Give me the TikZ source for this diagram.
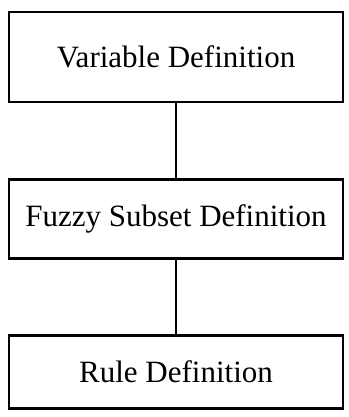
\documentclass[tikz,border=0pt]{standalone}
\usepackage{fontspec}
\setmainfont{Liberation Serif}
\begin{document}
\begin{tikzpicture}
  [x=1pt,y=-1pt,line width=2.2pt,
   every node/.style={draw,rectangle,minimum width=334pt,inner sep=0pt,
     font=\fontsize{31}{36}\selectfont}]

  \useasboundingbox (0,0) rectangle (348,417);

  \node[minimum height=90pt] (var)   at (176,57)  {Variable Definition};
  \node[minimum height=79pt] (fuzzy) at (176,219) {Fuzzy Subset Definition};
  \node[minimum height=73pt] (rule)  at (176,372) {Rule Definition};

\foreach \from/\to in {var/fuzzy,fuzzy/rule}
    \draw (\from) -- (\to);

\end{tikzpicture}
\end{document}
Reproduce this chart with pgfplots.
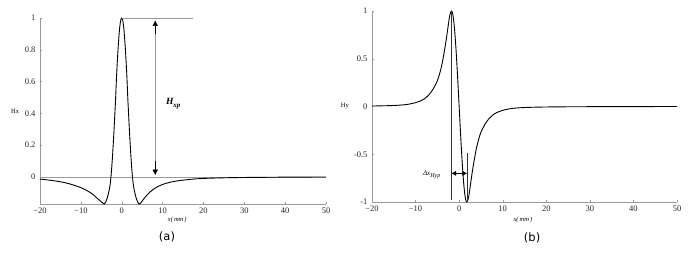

------

▶ **Given request**: Return the listing above in full and without alteration, excluding its pictures.

▶ **Solution to this problem**:
Give me the TikZ source for this diagram.
\documentclass[tikz,border=0pt]{standalone}
\usepackage{fontspec}
\setmainfont{Liberation Serif}
\begin{document}
\begin{tikzpicture}
  [x=1pt,y=-1pt,line width=2.2pt,
   every node/.style={draw,rectangle,minimum width=334pt,inner sep=0pt,
     font=\fontsize{31}{36}\selectfont}]

  \useasboundingbox (0,0) rectangle (348,417);

  \node[minimum height=90pt] (var)   at (176,57)  {Variable Definition};
  \node[minimum height=79pt] (fuzzy) at (176,219) {Fuzzy Subset Definition};
  \node[minimum height=73pt] (rule)  at (176,372) {Rule Definition};

\foreach \from/\to in {var/fuzzy,fuzzy/rule}
    \draw (\from) -- (\to);

\end{tikzpicture}
\end{document}
Reproduce this chart with pgfplots.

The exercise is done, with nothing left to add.